Since August, 1999, Anna Politkovskaya, reporter for the Novaya Gazeta newspaper, has been to Chechnya more than forty times, to cover the war – the second one to befall this tiny republic belonging to the Russian Federation. Having published her first reporter’s notebooks in 2000, today she is going further, to keep the horror that Chechens are still suffering in the public eye, and to warn us, too, that the very future of Russia and its chances to accede to true democracy are at stake.

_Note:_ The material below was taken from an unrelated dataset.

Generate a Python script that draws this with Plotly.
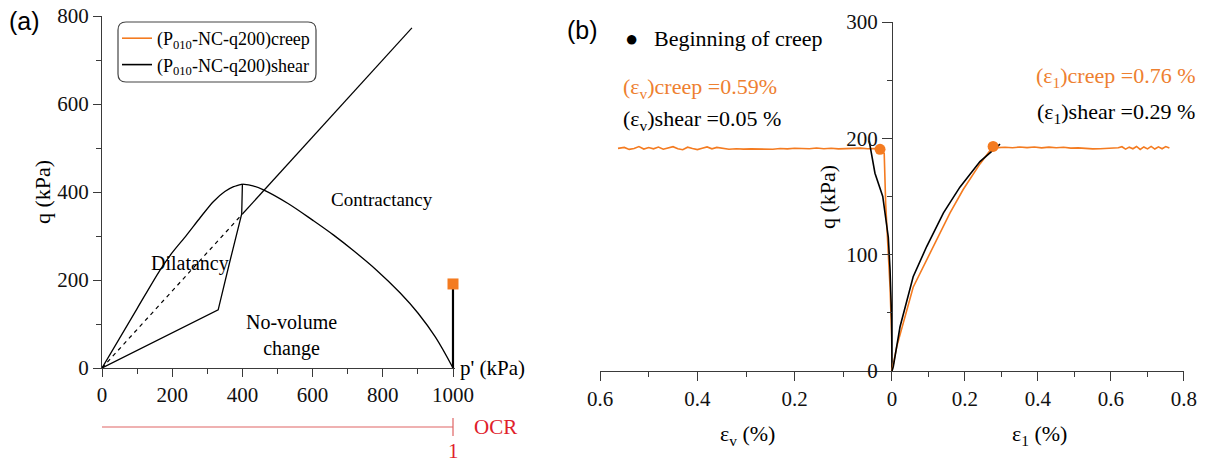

Describing the suffering of the Chechen population, martyred by federal troops, she shows how the continuation of the conflict causes it to spin ever more out of control. The total violence encourages the extremist minority fringe – to the detriment of the majority of Chechens, won over to Western ideals – and dehumanizes those involved on both sides of the battle. Russian soldiers loot, rape and kill with impunity, Chechen fighters stoop to denouncing each other and internal feuding, consumed by a desire for revenge on one side, and the cynical demands of survival on the other, sometimes tipping over into plain and simple criminality. In the end, these practices rot society to its moral core.
For Anna Politkovskaya, who pulls no punches against Vladimir Putin, the roots of the vicious spiral of civil war contaminating all of Russia can be found in the tradition of power needing an enemy – a scapegoat to bear the brunt of Russians’ (real) suffering in the difficult era of post-Communism.